This message will be followed by a number of Targ messages (see [above][(#targ-label-3)), one for each argument in the function call being examined. Each complete Targ message will correspond to arguments in the function call, in order from left to right. Following the arguments, a Tres message (see below) might be given if a result is present. This ordering can also be correlated to Arg~d and Node sublabels in :inlining explanations (see :inlining (I) labels).
These relate to calls to function or variable information.
;Tinf1: function-information: ~s
;Tinf1: variable-information: ~s
If in addition to regularly propagated type information, there is information available about a function or variable within the current lexical and/or dynamic environment, this message is displayed with that information. The propagated type and the environment type information are used in concert by the compiler which looks for as much information as possible in order to provide as much optimization as is possible.
;Tres1: which returns a value of type ~s
;Tres1: which returns a value in fixnum range of type ~s
This message indicates the type of the node being examined by the :types
explanation; the node describes the value of the form. In the first form, the type is given simply as a normalized type. The second form is similar to the first, except that the compiler has also recognized that the type is a subtype of the fixnum type. This is useful information, because it is sometimes hard to know whether an integer range is within fixnum range or not.
These messages are about data stored in registers.
;Vreg1: Variables stored in general data registers: ~s.
This message indicates that the list given names variables that are placed into general data registers. Not all architectures generate this message, because it would clutter up the output and cause it to become confusing. Ultra-temporary values which do not have variable names are not listed.
;Vreg2: Variables stored in permanent general registers: ~s.

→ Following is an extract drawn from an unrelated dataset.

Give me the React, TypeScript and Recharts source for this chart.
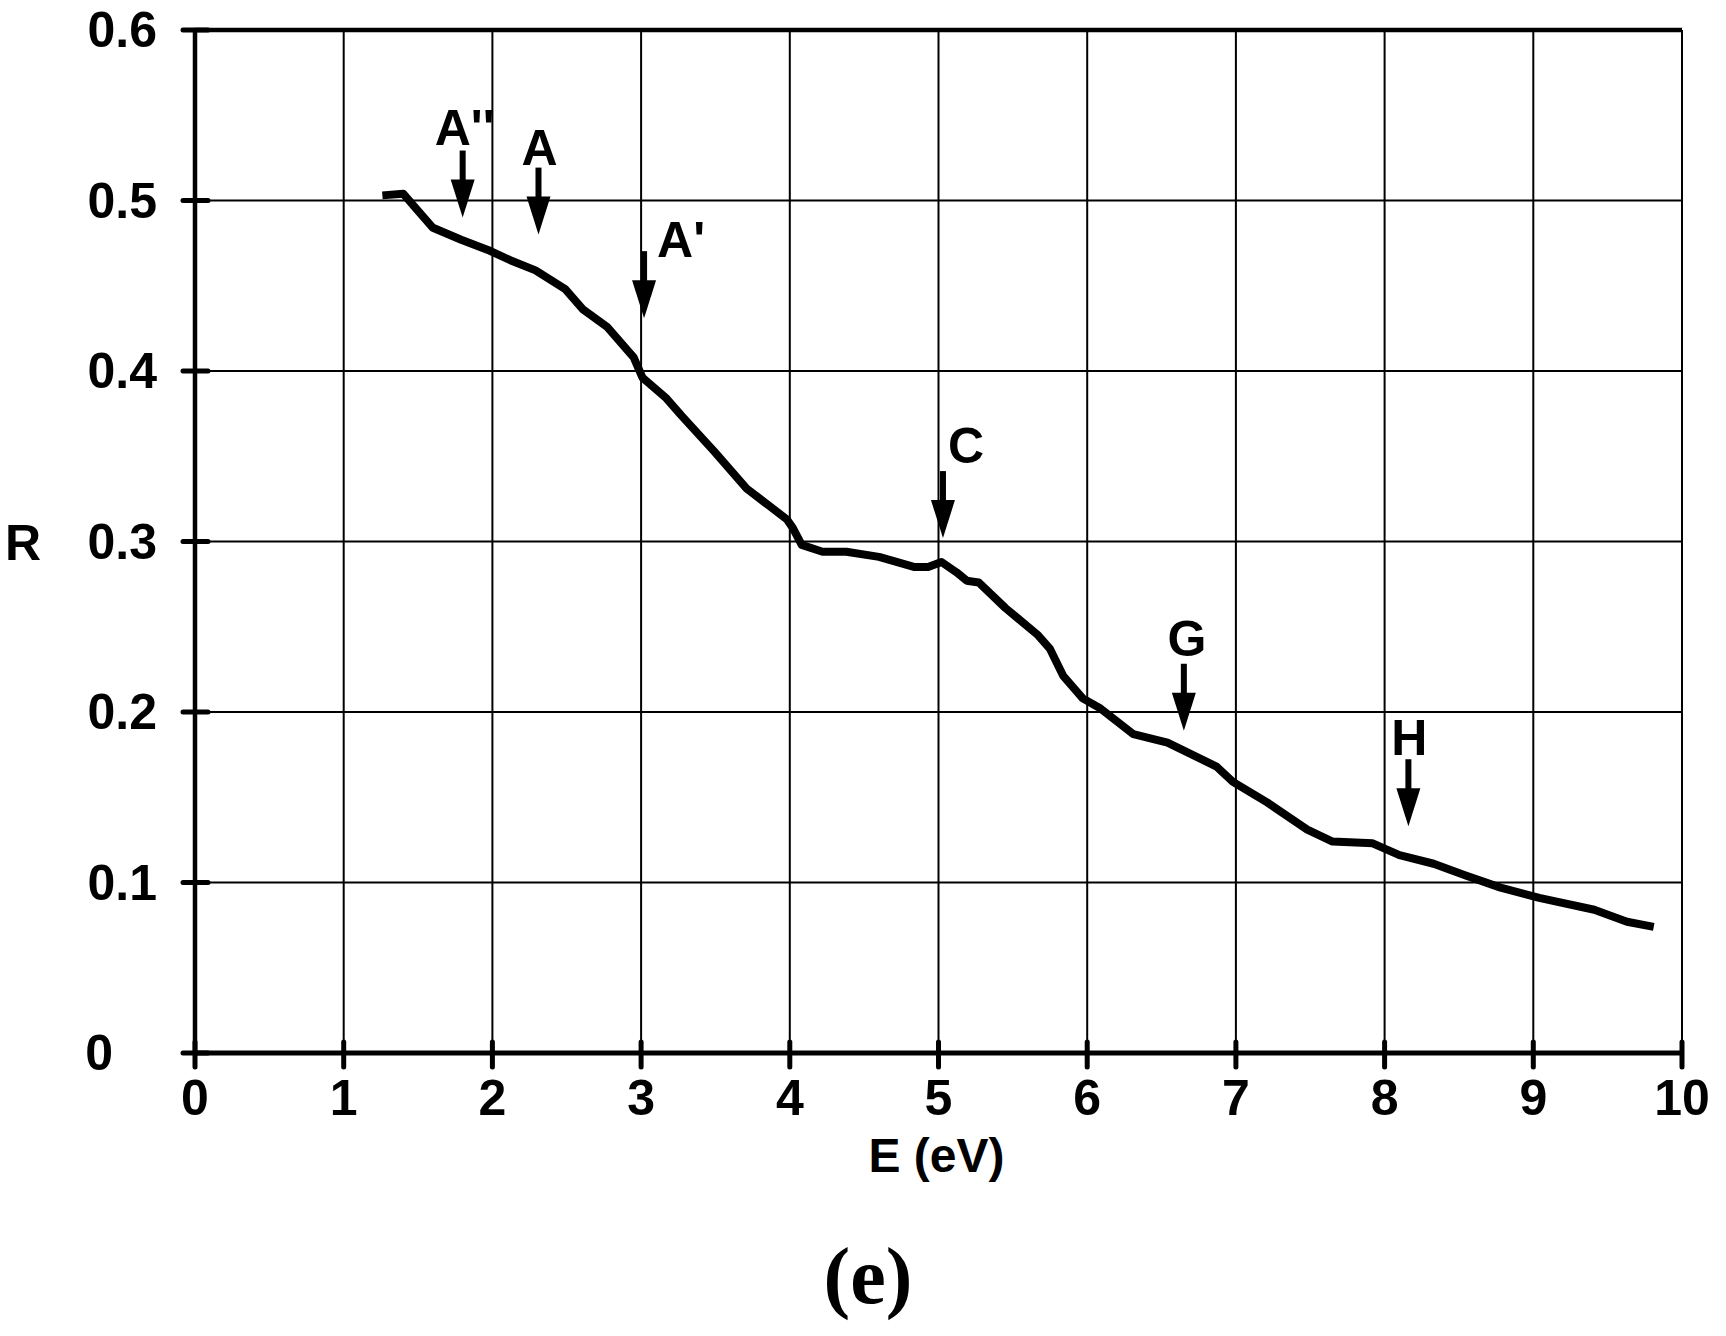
import {
  CartesianGrid,
  Line,
  LineChart,
  ReferenceDot,
  ReferenceLine,
  XAxis,
  YAxis,
} from "recharts";

// photon energy (eV) and reflectance
const energy = [
  1.26, 1.4, 1.49, 1.6, 1.79, 1.97, 2.12, 2.29, 2.49, 2.61, 2.77, 2.95, 3.01,
  3.17, 3.27, 3.49, 3.71, 3.86, 3.98, 4.02, 4.08, 4.22, 4.38, 4.6, 4.84, 4.93,
  5.02, 5.12, 5.19, 5.27, 5.45, 5.67, 5.75, 5.84, 5.97, 6.09, 6.31, 6.54, 6.87,
  6.98, 7.21, 7.48, 7.65, 7.92, 8.1, 8.33, 8.55, 8.78, 9.04, 9.41, 9.63, 9.81,
];
const reflectance = [
  0.503, 0.504, 0.495, 0.484, 0.477, 0.471, 0.465, 0.459, 0.448, 0.436, 0.426,
  0.408, 0.396, 0.384, 0.374, 0.353, 0.331, 0.321, 0.313, 0.308, 0.298, 0.294,
  0.294, 0.291, 0.285, 0.285, 0.288, 0.282, 0.277, 0.276, 0.261, 0.245, 0.237,
  0.221, 0.208, 0.202, 0.187, 0.182, 0.168, 0.159, 0.147, 0.131, 0.124, 0.123,
  0.116, 0.111, 0.104, 0.097, 0.091, 0.084, 0.077, 0.074,
];

const xTicks = [0, 1, 2, 3, 4, 5, 6, 7, 8, 9, 10];
const yTicks = [0, 0.1, 0.2, 0.3, 0.4, 0.5, 0.6];

// peak markers: label and where the arrow tip points
const peakLabels = ["A''", "A", "A'", "C", "G", "H"];
const peakE = [1.8, 2.31, 3.02, 5.03, 6.65, 8.16];
const peakR = [0.49, 0.48, 0.431, 0.302, 0.189, 0.133];

// label placement relative to the arrow tip
const labelPos: Record<string, { dx: number; dy: number; anchor: string }> = {
  "A''": { dx: 2, dy: -73, anchor: "middle" },
  A: { dx: 1, dy: -70, anchor: "middle" },
  "A'": { dx: 13, dy: -61, anchor: "start" },
  C: { dx: 5, dy: -75, anchor: "start" },
  G: { dx: 3, dy: -75, anchor: "middle" },
  H: { dx: 1, dy: -71, anchor: "middle" },
};

const data = energy.map((e, i) => ({ e, r: reflectance[i] }));

const FONT = "'Liberation Sans', Arial, sans-serif";

const XTick = ({ x, y, payload }: any) => (
  <g>
    <line x1={x} x2={x} y1={y - 11} y2={y + 14} stroke="#000" strokeWidth={5} strokeLinecap="round" />
    <text x={x} y={y + 62} textAnchor="middle" fontFamily={FONT} fontWeight="bold" fontSize={50} fill="#000">
      {payload.value}
    </text>
  </g>
);

const YTick = ({ x, y, payload }: any) => (
  <g>
    <line x1={x - 12} x2={x + 13} y1={y} y2={y} stroke="#000" strokeWidth={5} strokeLinecap="round" />
    <text
      x={payload.value === 0 ? x - 82 : x - 38}
      y={y}
      textAnchor="end"
      dominantBaseline="central"
      fontFamily={FONT}
      fontWeight="bold"
      fontSize={50}
      fill="#000"
    >
      {payload.value}
    </text>
  </g>
);

const Arrow = ({ cx, cy, label }: any) => {
  const p = labelPos[label];
  return (
    <g>
      <rect x={cx - 3} y={cy - 67} width={6} height={31} fill="#000" />
      <polygon points={`${cx - 12},${cy - 38} ${cx + 12},${cy - 38} ${cx},${cy}`} fill="#000" />
      <text
        x={cx + p.dx}
        y={cy + p.dy}
        textAnchor={p.anchor as any}
        fontFamily={FONT}
        fontWeight="bold"
        fontSize={50}
        fill="#000"
      >
        {label}
      </text>
    </g>
  );
};

export default function App() {
  return (
    <div style={{ position: "absolute", left: 0, top: 0, width: 1726, height: 1336, background: "#fff" }}>
      <LineChart width={1726} height={1336} data={data} margin={{ top: 30, right: 44, bottom: 0, left: 0 }}>
        <CartesianGrid
          stroke="#000"
          strokeWidth={2}
          horizontalValues={yTicks}
          verticalValues={xTicks}
        />
        <XAxis
          dataKey="e"
          type="number"
          domain={[0, 10]}
          ticks={xTicks}
          height={283}
          tickSize={0}
          tickMargin={0}
          tick={<XTick />}
          axisLine={{ stroke: "#000", strokeWidth: 5 }}
          label={{
            content: ({ viewBox }: any) => (
              <text
                x={viewBox.x + viewBox.width / 2 - 2}
                y={viewBox.y + 119}
                textAnchor="middle"
                fontFamily={FONT}
                fontWeight="bold"
                fontSize={48}
                fill="#000"
              >
                E (eV)
              </text>
            ),
          }}
        />
        <YAxis
          dataKey="r"
          type="number"
          domain={[0, 0.6]}
          ticks={yTicks}
          width={195}
          tickSize={0}
          tickMargin={0}
          tick={<YTick />}
          axisLine={{ stroke: "#000", strokeWidth: 4.5 }}
          label={{
            content: ({ viewBox }: any) => (
              <text
                x={23}
                y={viewBox.y + viewBox.height / 2 + 1}
                textAnchor="middle"
                dominantBaseline="central"
                fontFamily={FONT}
                fontWeight="bold"
                fontSize={50}
                fill="#000"
              >
                R
              </text>
            ),
          }}
        />
        <ReferenceLine y={0.6} stroke="#000" strokeWidth={4.5} />
        <Line
          type="linear"
          dataKey="r"
          stroke="#000"
          strokeWidth={8}
          strokeLinejoin="round"
          strokeLinecap="butt"
          dot={false}
          isAnimationActive={false}
        />
        {peakLabels.map((label, i) => (
          <ReferenceDot
            key={label}
            x={peakE[i]}
            y={peakR[i]}
            r={0}
            shape={(props: any) => <Arrow {...props} label={label} />}
          />
        ))}
      </LineChart>
      <div
        style={{
          position: "absolute",
          left: 0,
          width: 1736,
          top: 1226,
          textAlign: "center",
          fontFamily: "'Liberation Serif', 'Times New Roman', serif",
          fontWeight: "bold",
          fontSize: 80,
          lineHeight: "100px",
          color: "#000",
        }}
      >
        (e)
      </div>
    </div>
  );
}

This message indicates that the list given names variables that are assigned permanently (at least, during the life of the variable) to a particular register. These would be caller-saves registers, which might either be saved on the stack or via register windows during a function call. Ultra-temporary values which do not have variable names are not listed.
These messages are about where floating-point data is stored.
;Vflt1: Variables stored in floating point registers: ~s.
This message indicates that the list given names variables that are placed into floating-point registers. Ultra-temporary values which do not have variable names are not listed.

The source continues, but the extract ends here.